Ein Schild hinter der Kirchenhütte zeigt den Entwurf des zukünftigen Baus, ein Komplex aus Beton-Quadern mit Durchbrüchen, damit das Licht hineinkann. Geplant ist ein großes Fenster nach außen auf den zukünftigen Marktplatz, um die Kirchenbesucher mit der übrigen Dorfgemeinschaft zu verbinden.
Einige Fenster und Bänke, das Taufbecken, die Glocken und andere Gegenstände werden von der alten Kirche in das neue Gotteshaus integriert.
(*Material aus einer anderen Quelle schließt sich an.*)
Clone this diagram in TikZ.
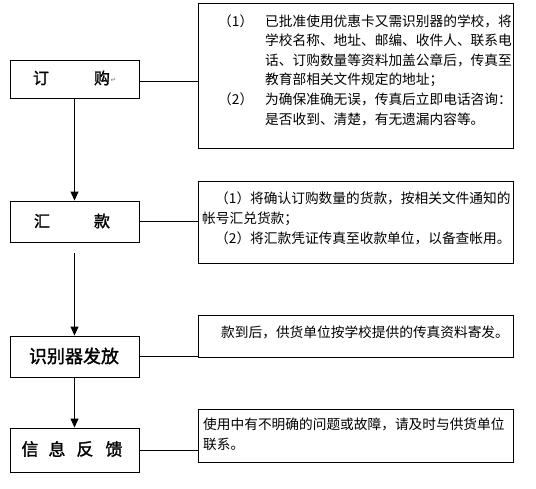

Die Architekten planen sogar, Steine aus dem alten Bau in das Betongemisch für die neue Kirche zu integrieren.

Hoffen auf baldigen Baubeginn

Isa Liegl und Rosemarie Beier, beide aktive Gemeindemitglieder, betrachten das Schild. Immer wieder dröhnen Baufahrzeuge vorbei und erinnern daran, dass dieses Dorf noch im Entstehen begriffen ist.
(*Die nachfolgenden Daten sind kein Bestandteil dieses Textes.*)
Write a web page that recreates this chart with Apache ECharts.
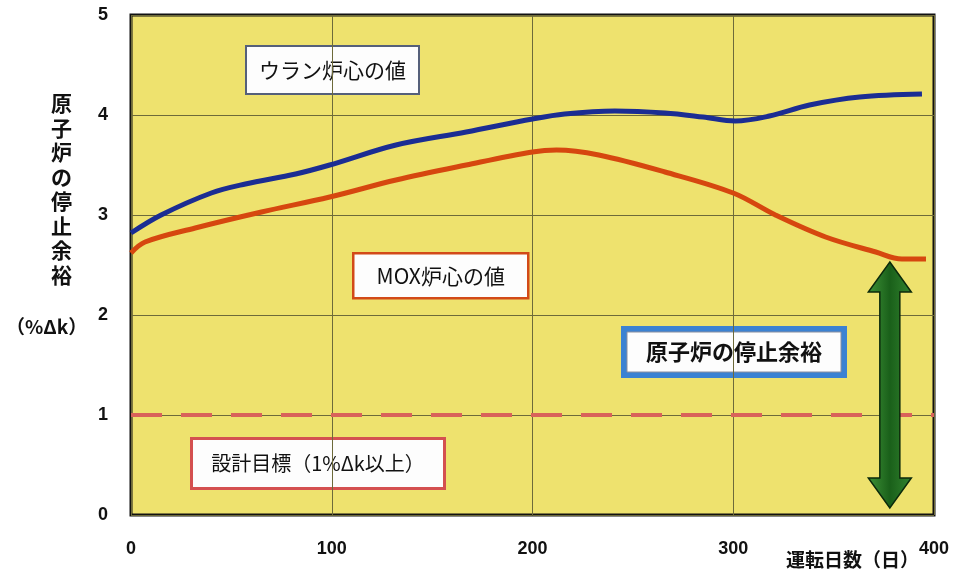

"Ich denke, dass hier vorne der Turm hinkommt, der Glockenturm. Da ist dann auch der Eingang vom Pfarrzentrum, eine kleine Bücherei mit Mehrzweckraum, wo dann unser Café weitergeführt wird, eine Kapelle mit 40 bis 50 Plätzen und ein großer Pfarrsaal mit einem Pfarrgarten."
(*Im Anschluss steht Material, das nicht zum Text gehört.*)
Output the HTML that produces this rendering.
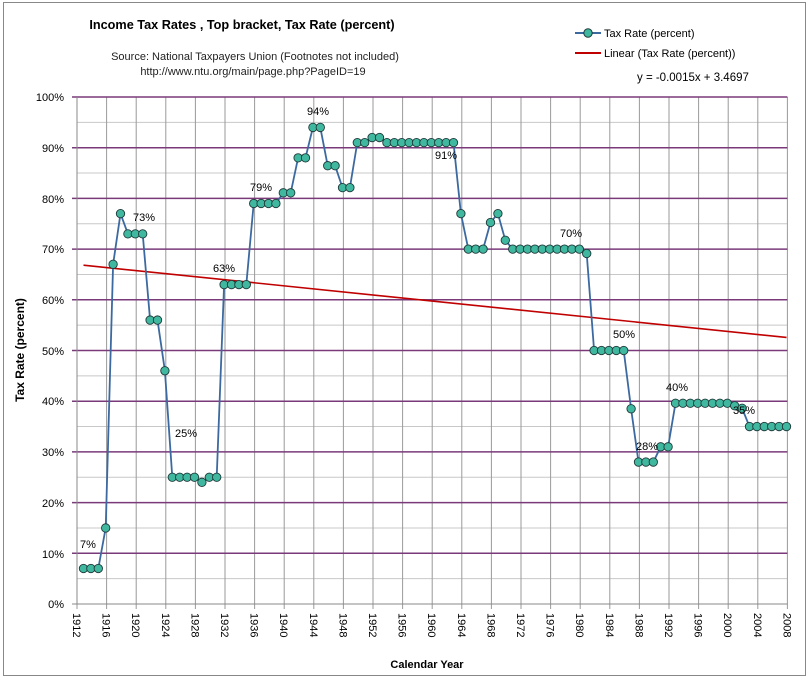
<!DOCTYPE html>
<html><head><meta charset="utf-8"><style>
body{margin:0;background:#fff}
svg{display:block;font-family:"Liberation Sans",sans-serif}
</style></head><body>
<svg id="c" width="809" height="678" xmlns="http://www.w3.org/2000/svg">
<rect x="0" y="0" width="809" height="678" fill="#fff"/>
<rect x="3.5" y="2.5" width="802" height="673" fill="none" stroke="#888"/>
<g id="grid"></g>
<text x="242" y="29" font-size="12.7" font-weight="bold" text-anchor="middle">Income Tax Rates ,  Top bracket,  Tax Rate (percent)</text>
<text x="255" y="60" font-size="11" text-anchor="middle" fill="#222">Source: National Taxpayers Union (Footnotes not included)</text>
<text x="253" y="75" font-size="11" text-anchor="middle" fill="#222">http://www.ntu.org/main/page.php?PageID=19</text>
<line x1="575" y1="33" x2="601" y2="33" stroke="#3c6aa0" stroke-width="2"/>
<circle cx="588" cy="33" r="4.2" fill="#40b8a0" stroke="#1e3a3a"/>
<text x="604" y="37" font-size="11">Tax Rate (percent)</text>
<line x1="575" y1="53" x2="601" y2="53" stroke="#c00000" stroke-width="2"/>
<text x="604" y="57" font-size="11">Linear (Tax Rate (percent))</text>
<text x="637" y="81" font-size="11.5">y = -0.0015x + 3.4697</text>
<g font-size="11" text-anchor="end">
<text x="64" y="101">100%</text><text x="64" y="152">90%</text><text x="64" y="203">80%</text><text x="64" y="253">70%</text><text x="64" y="304">60%</text><text x="64" y="355">50%</text><text x="64" y="405">40%</text><text x="64" y="456">30%</text><text x="64" y="507">20%</text><text x="64" y="558">10%</text><text x="64" y="608">0%</text>
</g>
<g font-size="11" id="xl">
<text transform="translate(73,613) rotate(90)">1912</text>
<text transform="translate(102.6,613) rotate(90)">1916</text>
<text transform="translate(132.2,613) rotate(90)">1920</text>
<text transform="translate(161.8,613) rotate(90)">1924</text>
<text transform="translate(191.4,613) rotate(90)">1928</text>
<text transform="translate(221,613) rotate(90)">1932</text>
<text transform="translate(250.6,613) rotate(90)">1936</text>
<text transform="translate(280.2,613) rotate(90)">1940</text>
<text transform="translate(309.8,613) rotate(90)">1944</text>
<text transform="translate(339.4,613) rotate(90)">1948</text>
<text transform="translate(369,613) rotate(90)">1952</text>
<text transform="translate(398.6,613) rotate(90)">1956</text>
<text transform="translate(428.2,613) rotate(90)">1960</text>
<text transform="translate(457.8,613) rotate(90)">1964</text>
<text transform="translate(487.4,613) rotate(90)">1968</text>
<text transform="translate(517,613) rotate(90)">1972</text>
<text transform="translate(546.6,613) rotate(90)">1976</text>
<text transform="translate(576.2,613) rotate(90)">1980</text>
<text transform="translate(605.8,613) rotate(90)">1984</text>
<text transform="translate(635.4,613) rotate(90)">1988</text>
<text transform="translate(665,613) rotate(90)">1992</text>
<text transform="translate(694.6,613) rotate(90)">1996</text>
<text transform="translate(724.2,613) rotate(90)">2000</text>
<text transform="translate(753.8,613) rotate(90)">2004</text>
<text transform="translate(783.4,613) rotate(90)">2008</text>
</g>
<text x="427" y="668" font-size="11" font-weight="bold" text-anchor="middle">Calendar Year</text>
<text transform="translate(24,350) rotate(-90)" font-size="12" font-weight="bold" text-anchor="middle">Tax Rate (percent)</text>
<g id="series"></g>
<g font-size="11" text-anchor="middle">
<text x="88" y="548">7%</text><text x="144" y="221">73%</text><text x="186" y="437">25%</text><text x="224" y="272">63%</text><text x="261" y="191">79%</text><text x="318" y="115">94%</text><text x="446" y="159">91%</text><text x="571" y="237">70%</text><text x="624" y="338">50%</text><text x="647" y="450">28%</text><text x="677" y="391">40%</text><text x="744" y="414">35%</text>
</g>
</svg>
<script>
var NS="http://www.w3.org/2000/svg";
function el(p,t,a){var e=document.createElementNS(NS,t);for(var k in a)e.setAttribute(k,a[k]);p.appendChild(e);return e;}
var g=document.getElementById('grid'),s=document.getElementById('series');
var X0=77,PX=7.4,Y0=604,PY=5.07;
for(var i=0;i<20;i++){var v=i*5;var y=Y0-v*PY;
 if(i%2==1) el(g,'line',{x1:X0,x2:787.4,y1:y,y2:y,stroke:'#c8c8c8','stroke-width':1});}
for(var yr=1912;yr<=2008;yr+=4){var x=X0+(yr-1912)*PX;el(g,'line',{x1:x,x2:x,y1:97,y2:609,stroke:'#9a9a9a','stroke-width':1});}
for(var i=1;i<=10;i++){var y=Y0-i*10*PY;el(g,'line',{x1:72,x2:787.4,y1:y,y2:y,stroke:'#7a3a7a','stroke-width':1.5});}
el(g,'line',{x1:72,x2:X0,y1:Y0,y2:Y0,stroke:'#888'});
el(g,'line',{x1:X0,x2:787.4,y1:Y0,y2:Y0,stroke:'#888'});
el(g,'line',{x1:X0,x2:X0,y1:97,y2:Y0,stroke:'#888'});
var d={1913:7,1914:7,1915:7,1916:15,1917:67,1918:77,1919:73,1920:73,1921:73,1922:56,1923:56,1924:46,1925:25,1926:25,1927:25,1928:25,1929:24,1930:25,1931:25,1932:63,1933:63,1934:63,1935:63,1936:79,1937:79,1938:79,1939:79,1940:81.1,1941:81.1,1942:88,1943:88,1944:94,1945:94,1946:86.45,1947:86.45,1948:82.13,1949:82.13,1950:91,1951:91,1952:92,1953:92,1964:77,1965:70,1966:70,1967:70,1968:75.25,1969:77,1970:71.75,1981:69.13,1987:38.5,1988:28,1989:28,1990:28,1991:31,1992:31,2001:39.1,2002:38.6};
for(var y=1954;y<=1963;y++)d[y]=91;for(var y=1971;y<=1980;y++)d[y]=70;for(var y=1982;y<=1986;y++)d[y]=50;
for(var y=1993;y<=2000;y++)d[y]=39.6;for(var y=2003;y<=2008;y++)d[y]=35;
var pts=[];for(var y=1913;y<=2008;y++){pts.push([76.1+(y-1912)*PX,Y0-d[y]*PY]);}
el(s,'line',{x1:pts[0][0],y1:Y0-(66.97-0.15)*PY,x2:pts[95][0],y2:Y0-(66.97-0.15*96)*PY,stroke:'#c00000','stroke-width':1.6});
el(s,'polyline',{points:pts.map(function(p){return p.join(',')}).join(' '),fill:'none',stroke:'#3c6aa0','stroke-width':1.8});
pts.forEach(function(p){el(s,'circle',{cx:p[0],cy:p[1],r:4.2,fill:'#40b8a0',stroke:'#1e3a3a','stroke-width':0.9});});
</script>
</body></html>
"Wir haben da: Baubeginn 2019. Da hoffen wir drauf, dass das so ist. Sonst müssen wir irgendwie krakeelen. Und Fertigstellung steht da 2021."
"Wir sind ja schon froh und zufrieden, dass man sich hier treffen kann und eine Messe ist. Also, mich zieht es donnerstags hierhin. Ich kann noch laufen, zwar mit dem Rollator, aber ist schön. Manchmal ist es sehr voll, dann müssen Sie noch Stühle beistellen."

Zurück zur Urkirche?

Die meisten Manheimer, so scheint es, haben das alte Dorf und seine Geschichte hinter sich gelassen. Sie haben sich mit der Vertreibung aus ihrer alten Heimat abgefunden und schauen, verbunden durch ihre gemeinsame Geschichte, vor allem nach vorne. Ihre Sehnsucht nach einem richtigen Bau für Gottesdienste und Gemeinde ist groß. Aber das Provisorium – die Kirchenhütte in Manheim Neu – ist ihnen so ans Herz gewachsen, dass manche sich wünschen, sie möge für immer stehenbleiben.
"Ja, das ist echt, wie man sich so Urkirche vorstellt, wo die Anfänge der Kirche waren, da hat man halt Räume privater Natur gehabt und hat sich da versammelt und getroffen und hat Messen gefeiert."
Und Siegrid Comptesse-Schaub meint: "Oh ja, wenn es nach mir geht, bleibt diese Hütte stehen, vielleicht würde sie einfach nur an eine andere Stelle gesetzt werden. Weil: Ich glaube, dass sich das so eingespielt hat, und dass die Menschen, die zu uns kommen, dann eben auch wegen dieser Hütte kommen und auch wegen diesem Charakter, wegen diesem Flair, diesem Charme. Also Ich möchte es schon gern, dass sie bleibt."
Dass Provisorien bisweilen die besten Spielstätten sind, ist nicht nur in Köln bekannt. Trotzdem wird irgendwann hoffentlich der Tag kommen, an dem in Manheim eine neue Kirche steht und im neuen Turm die alten vertrauten Glocken zum Gottesdienst rufen.